The request |
Gather the lines that hold the string "this".

Exercise data |
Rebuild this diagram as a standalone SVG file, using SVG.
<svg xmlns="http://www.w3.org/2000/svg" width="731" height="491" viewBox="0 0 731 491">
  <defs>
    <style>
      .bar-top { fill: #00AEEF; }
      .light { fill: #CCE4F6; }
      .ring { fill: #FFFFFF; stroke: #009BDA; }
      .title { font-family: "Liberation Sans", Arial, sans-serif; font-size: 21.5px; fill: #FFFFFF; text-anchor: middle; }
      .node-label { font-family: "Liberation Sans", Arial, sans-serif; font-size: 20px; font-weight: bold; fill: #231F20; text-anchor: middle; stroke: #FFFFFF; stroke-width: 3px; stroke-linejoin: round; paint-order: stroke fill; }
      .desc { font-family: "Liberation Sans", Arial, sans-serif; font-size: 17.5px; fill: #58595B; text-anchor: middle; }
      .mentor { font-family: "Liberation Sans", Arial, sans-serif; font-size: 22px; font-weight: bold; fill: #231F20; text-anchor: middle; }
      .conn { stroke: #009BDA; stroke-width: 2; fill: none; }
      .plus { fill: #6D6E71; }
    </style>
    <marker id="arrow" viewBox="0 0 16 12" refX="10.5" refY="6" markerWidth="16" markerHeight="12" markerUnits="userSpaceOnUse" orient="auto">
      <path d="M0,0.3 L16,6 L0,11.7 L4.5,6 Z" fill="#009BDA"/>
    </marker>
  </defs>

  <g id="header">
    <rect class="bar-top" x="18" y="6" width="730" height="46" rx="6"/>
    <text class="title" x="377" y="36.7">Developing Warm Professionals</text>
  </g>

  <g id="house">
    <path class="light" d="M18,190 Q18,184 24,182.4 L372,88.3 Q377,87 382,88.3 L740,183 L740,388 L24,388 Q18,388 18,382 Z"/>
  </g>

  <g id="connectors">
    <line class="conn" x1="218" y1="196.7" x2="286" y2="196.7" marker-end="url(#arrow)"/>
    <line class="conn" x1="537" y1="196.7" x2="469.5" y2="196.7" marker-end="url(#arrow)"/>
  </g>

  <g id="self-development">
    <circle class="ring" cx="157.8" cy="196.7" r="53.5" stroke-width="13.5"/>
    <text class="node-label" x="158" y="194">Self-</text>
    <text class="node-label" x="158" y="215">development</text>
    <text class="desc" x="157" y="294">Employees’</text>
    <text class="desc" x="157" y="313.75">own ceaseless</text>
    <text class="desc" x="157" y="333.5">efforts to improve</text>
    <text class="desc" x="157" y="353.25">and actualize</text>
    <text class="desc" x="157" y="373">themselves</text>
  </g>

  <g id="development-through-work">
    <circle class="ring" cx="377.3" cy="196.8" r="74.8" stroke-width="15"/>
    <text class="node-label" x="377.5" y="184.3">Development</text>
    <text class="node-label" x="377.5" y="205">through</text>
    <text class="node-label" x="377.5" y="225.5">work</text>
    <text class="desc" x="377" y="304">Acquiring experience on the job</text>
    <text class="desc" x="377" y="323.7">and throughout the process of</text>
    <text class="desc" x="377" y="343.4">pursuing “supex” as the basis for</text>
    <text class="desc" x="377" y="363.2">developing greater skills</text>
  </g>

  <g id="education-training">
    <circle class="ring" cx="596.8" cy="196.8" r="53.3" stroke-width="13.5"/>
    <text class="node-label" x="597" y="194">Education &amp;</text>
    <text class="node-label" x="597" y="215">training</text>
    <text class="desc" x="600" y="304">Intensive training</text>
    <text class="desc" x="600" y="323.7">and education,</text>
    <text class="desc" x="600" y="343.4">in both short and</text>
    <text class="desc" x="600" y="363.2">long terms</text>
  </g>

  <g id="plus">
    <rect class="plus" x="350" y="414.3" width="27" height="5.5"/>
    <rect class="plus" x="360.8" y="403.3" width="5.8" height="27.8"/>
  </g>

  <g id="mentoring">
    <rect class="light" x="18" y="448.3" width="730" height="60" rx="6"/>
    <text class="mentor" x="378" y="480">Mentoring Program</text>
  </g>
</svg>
==
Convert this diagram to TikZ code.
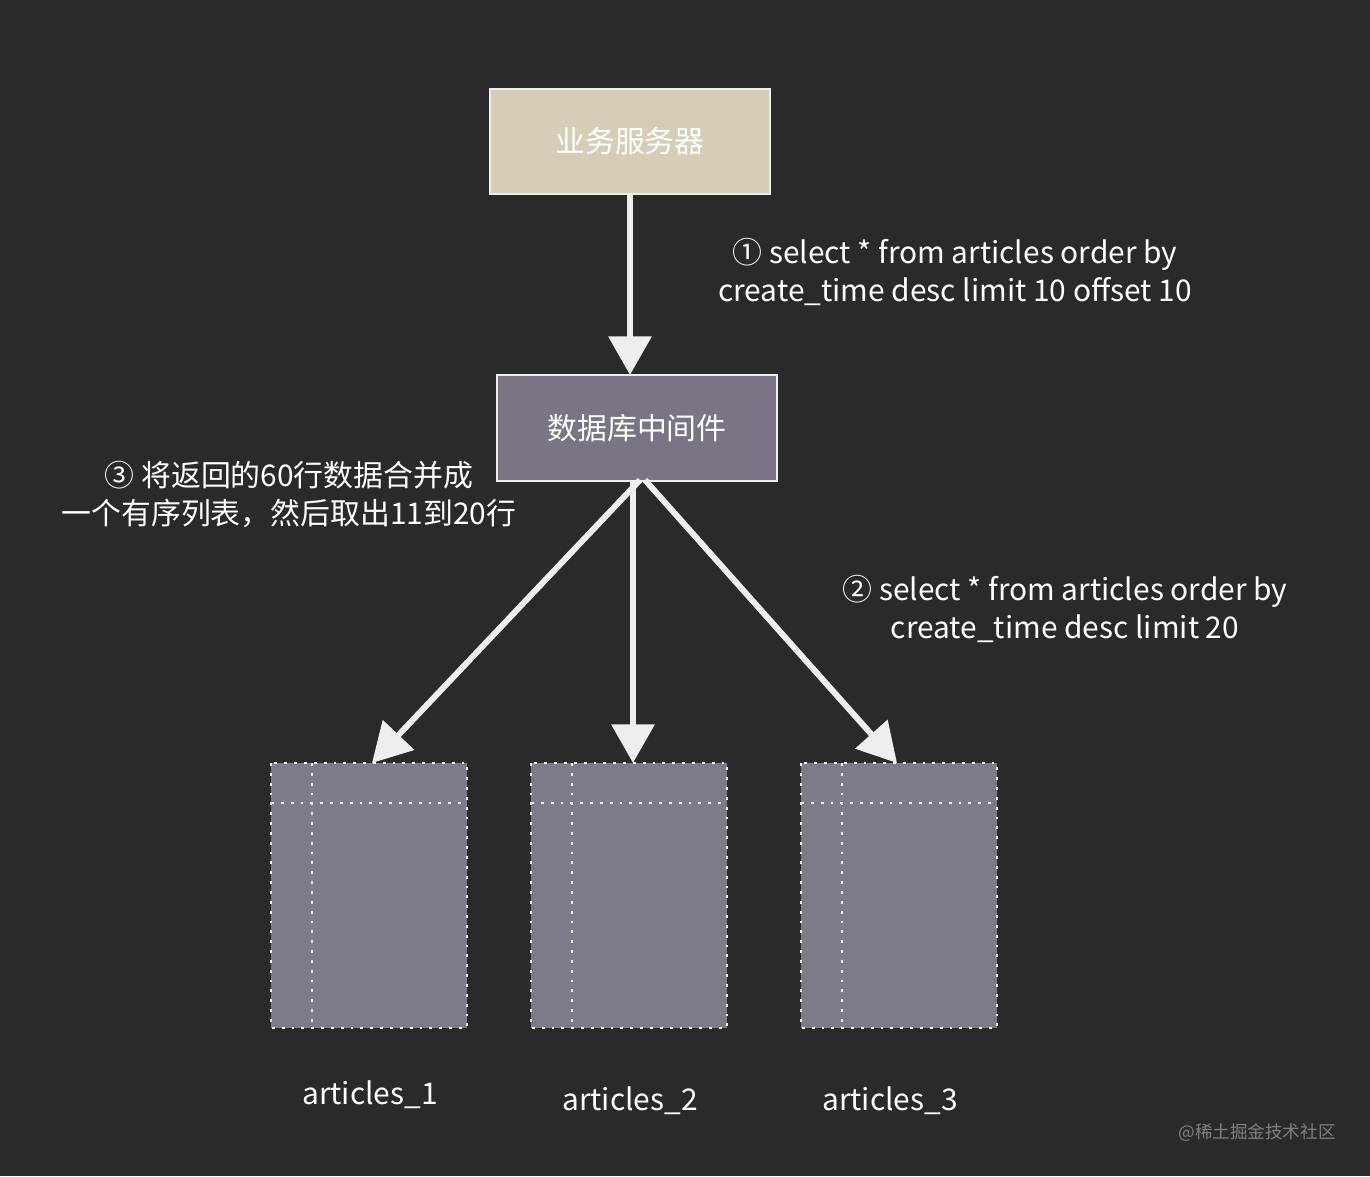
---
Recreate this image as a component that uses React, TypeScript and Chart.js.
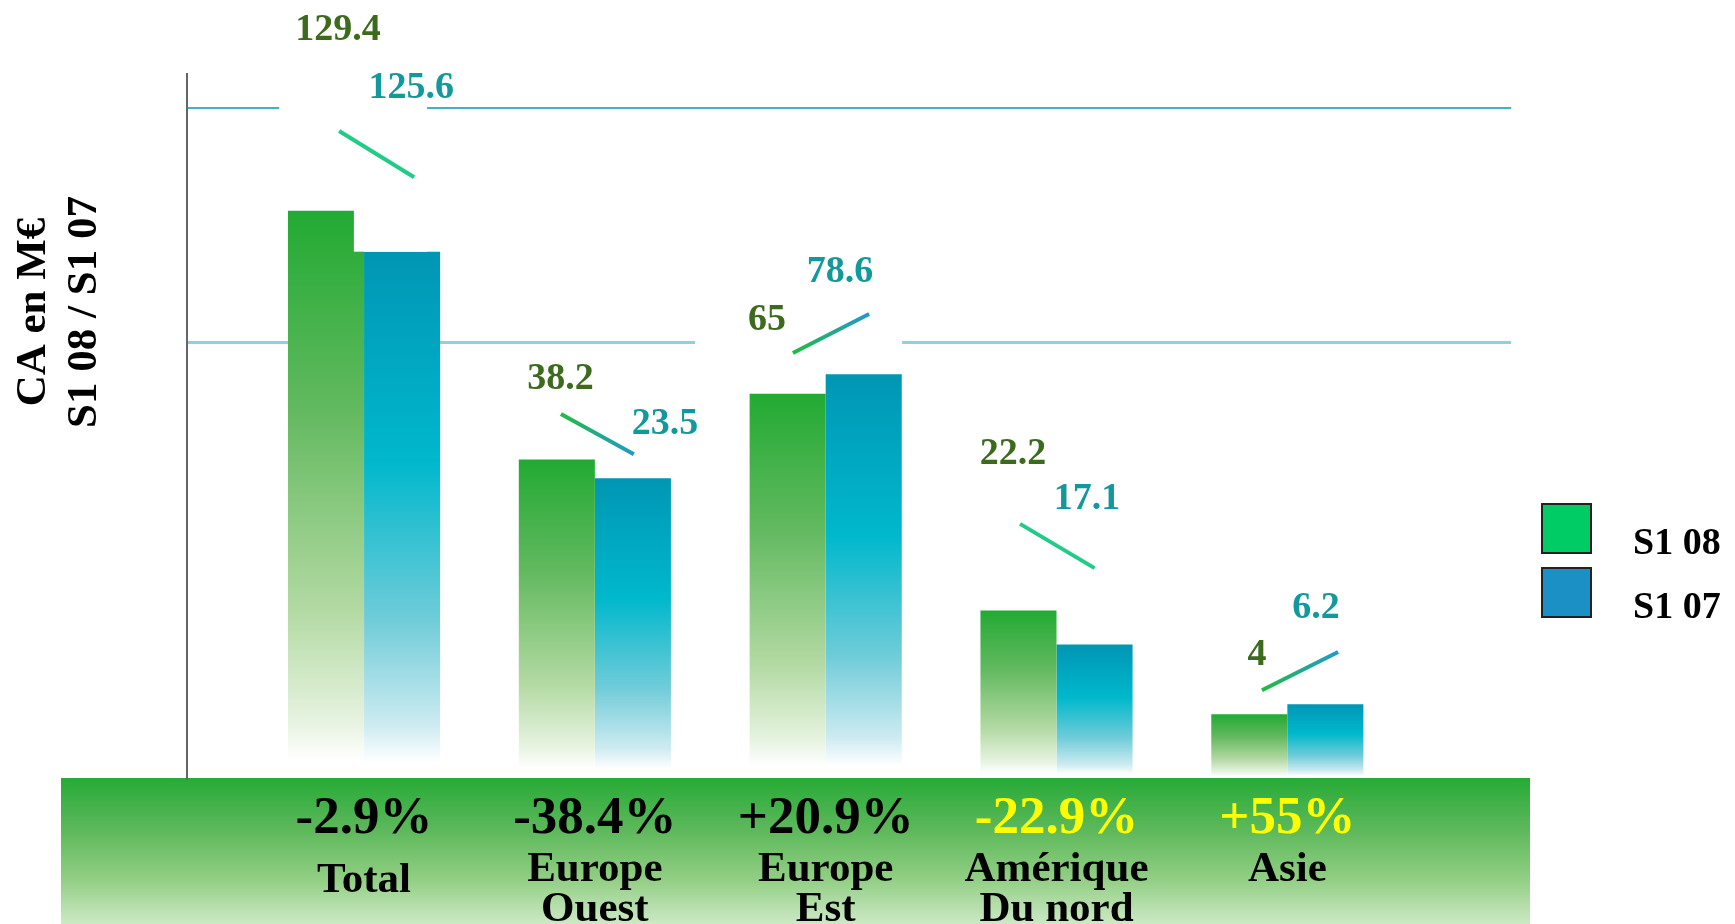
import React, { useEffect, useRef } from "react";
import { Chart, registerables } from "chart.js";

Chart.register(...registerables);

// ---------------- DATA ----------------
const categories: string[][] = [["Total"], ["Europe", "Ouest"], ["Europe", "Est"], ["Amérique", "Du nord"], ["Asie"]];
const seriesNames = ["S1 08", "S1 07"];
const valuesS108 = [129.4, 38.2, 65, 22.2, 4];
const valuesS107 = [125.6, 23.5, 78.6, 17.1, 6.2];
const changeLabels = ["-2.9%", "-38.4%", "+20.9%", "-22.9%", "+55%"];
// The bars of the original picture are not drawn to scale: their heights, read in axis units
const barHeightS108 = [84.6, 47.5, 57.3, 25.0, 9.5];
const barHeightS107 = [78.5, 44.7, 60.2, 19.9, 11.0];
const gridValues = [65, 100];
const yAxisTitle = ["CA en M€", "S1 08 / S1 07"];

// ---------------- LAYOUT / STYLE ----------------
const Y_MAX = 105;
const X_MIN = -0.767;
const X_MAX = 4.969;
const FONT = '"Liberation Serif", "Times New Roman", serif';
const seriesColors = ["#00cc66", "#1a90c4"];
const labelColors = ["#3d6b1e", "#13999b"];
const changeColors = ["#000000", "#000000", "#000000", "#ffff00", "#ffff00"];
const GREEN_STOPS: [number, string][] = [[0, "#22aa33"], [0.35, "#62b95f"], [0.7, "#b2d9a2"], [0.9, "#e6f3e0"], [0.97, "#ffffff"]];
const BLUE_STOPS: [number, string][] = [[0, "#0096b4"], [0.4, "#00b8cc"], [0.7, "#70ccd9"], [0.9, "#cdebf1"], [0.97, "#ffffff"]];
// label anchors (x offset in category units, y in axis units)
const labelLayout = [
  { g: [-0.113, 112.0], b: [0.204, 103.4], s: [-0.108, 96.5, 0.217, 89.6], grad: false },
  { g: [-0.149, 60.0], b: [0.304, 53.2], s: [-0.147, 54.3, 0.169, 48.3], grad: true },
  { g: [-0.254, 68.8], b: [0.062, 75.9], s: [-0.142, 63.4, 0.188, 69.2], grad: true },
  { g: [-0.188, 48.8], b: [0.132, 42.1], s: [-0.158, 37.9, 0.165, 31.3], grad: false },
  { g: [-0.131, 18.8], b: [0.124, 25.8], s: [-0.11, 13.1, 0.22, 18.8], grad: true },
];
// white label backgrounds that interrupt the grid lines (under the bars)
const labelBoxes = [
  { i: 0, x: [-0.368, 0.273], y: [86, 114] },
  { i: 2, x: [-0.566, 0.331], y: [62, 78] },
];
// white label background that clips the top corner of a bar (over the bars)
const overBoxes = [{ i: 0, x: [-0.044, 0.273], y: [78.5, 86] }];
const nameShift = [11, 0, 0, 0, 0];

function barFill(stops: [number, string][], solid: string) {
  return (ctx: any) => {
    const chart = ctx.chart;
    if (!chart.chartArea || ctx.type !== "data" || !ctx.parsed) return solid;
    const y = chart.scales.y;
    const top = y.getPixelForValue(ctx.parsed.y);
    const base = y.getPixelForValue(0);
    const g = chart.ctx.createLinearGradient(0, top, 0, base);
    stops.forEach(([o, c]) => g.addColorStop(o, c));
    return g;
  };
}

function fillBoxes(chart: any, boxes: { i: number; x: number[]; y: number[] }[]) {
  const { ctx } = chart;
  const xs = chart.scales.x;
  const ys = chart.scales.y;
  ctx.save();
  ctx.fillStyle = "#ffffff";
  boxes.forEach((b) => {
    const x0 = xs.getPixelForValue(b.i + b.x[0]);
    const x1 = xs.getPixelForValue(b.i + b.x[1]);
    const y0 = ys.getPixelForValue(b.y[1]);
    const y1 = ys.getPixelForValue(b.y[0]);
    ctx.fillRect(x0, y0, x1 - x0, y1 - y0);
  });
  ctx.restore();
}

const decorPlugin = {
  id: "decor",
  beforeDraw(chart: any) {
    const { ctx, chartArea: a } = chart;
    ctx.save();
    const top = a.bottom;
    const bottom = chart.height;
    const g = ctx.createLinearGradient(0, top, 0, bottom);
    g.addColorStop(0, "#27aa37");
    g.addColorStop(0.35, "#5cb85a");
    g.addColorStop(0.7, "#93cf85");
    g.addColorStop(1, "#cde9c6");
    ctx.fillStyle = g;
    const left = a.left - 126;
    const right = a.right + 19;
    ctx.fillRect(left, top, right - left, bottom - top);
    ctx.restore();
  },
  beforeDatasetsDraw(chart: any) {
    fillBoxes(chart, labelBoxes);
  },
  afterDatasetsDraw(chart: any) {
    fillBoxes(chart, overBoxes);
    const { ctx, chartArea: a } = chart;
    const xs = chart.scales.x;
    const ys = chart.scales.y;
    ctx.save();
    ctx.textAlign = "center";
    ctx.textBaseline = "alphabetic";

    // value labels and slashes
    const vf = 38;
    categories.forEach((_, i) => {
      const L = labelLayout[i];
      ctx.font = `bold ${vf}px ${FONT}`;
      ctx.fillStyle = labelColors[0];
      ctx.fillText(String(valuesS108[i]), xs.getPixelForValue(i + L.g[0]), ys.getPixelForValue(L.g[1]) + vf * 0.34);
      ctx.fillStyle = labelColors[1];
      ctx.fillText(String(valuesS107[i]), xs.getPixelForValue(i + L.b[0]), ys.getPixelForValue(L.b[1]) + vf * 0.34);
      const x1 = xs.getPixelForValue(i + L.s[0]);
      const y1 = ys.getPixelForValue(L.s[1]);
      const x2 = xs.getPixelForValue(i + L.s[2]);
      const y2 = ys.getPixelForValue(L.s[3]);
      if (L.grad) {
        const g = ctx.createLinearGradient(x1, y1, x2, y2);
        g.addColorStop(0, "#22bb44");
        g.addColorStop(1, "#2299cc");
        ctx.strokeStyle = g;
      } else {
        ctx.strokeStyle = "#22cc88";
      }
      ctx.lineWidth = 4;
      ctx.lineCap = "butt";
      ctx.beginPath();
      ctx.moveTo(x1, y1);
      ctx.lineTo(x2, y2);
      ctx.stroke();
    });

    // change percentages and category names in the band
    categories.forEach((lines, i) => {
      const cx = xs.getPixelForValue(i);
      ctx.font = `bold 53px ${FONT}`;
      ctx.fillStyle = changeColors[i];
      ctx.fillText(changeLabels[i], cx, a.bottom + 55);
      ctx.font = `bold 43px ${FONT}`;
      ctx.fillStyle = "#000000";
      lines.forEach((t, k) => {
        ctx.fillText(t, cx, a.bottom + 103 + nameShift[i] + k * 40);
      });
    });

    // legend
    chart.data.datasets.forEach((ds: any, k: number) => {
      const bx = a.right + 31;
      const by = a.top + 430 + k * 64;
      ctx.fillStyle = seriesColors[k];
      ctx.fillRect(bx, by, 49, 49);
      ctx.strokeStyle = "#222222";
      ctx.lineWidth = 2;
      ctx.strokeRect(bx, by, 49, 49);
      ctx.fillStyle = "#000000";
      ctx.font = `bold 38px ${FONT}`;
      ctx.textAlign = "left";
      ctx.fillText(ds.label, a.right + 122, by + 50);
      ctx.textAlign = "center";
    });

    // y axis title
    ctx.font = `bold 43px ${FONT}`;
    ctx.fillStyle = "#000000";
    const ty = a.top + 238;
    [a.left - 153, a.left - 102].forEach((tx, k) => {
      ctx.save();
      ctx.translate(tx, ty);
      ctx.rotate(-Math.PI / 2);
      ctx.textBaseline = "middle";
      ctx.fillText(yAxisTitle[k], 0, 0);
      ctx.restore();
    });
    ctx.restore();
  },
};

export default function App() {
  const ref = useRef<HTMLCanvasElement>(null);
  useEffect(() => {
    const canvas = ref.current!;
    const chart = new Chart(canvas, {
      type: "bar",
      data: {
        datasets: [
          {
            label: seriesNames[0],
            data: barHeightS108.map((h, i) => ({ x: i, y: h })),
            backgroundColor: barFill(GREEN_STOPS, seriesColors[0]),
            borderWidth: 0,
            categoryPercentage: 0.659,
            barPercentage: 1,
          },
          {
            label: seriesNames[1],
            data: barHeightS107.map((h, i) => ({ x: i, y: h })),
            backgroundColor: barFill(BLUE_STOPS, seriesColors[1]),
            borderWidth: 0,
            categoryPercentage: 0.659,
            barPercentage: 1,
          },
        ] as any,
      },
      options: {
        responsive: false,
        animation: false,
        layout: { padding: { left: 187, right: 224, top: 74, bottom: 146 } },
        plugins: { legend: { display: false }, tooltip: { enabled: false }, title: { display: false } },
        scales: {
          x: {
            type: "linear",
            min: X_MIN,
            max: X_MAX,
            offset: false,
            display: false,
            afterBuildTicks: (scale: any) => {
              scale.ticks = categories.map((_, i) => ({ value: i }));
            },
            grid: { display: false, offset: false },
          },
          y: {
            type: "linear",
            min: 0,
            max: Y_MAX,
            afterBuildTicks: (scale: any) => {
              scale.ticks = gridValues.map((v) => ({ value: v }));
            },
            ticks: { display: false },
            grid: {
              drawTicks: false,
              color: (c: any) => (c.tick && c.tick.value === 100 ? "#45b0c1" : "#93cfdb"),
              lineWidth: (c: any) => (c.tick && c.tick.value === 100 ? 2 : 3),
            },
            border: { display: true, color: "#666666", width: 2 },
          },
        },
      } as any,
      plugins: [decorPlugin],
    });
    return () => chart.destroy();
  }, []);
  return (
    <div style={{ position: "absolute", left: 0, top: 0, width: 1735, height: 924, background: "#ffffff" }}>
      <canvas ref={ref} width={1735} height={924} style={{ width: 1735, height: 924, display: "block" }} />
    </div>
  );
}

Solution |
Rebuild this diagram as a standalone SVG file, using SVG.
Convert this diagram to TikZ code.
Recreate this image as a component that uses React, TypeScript and Chart.js.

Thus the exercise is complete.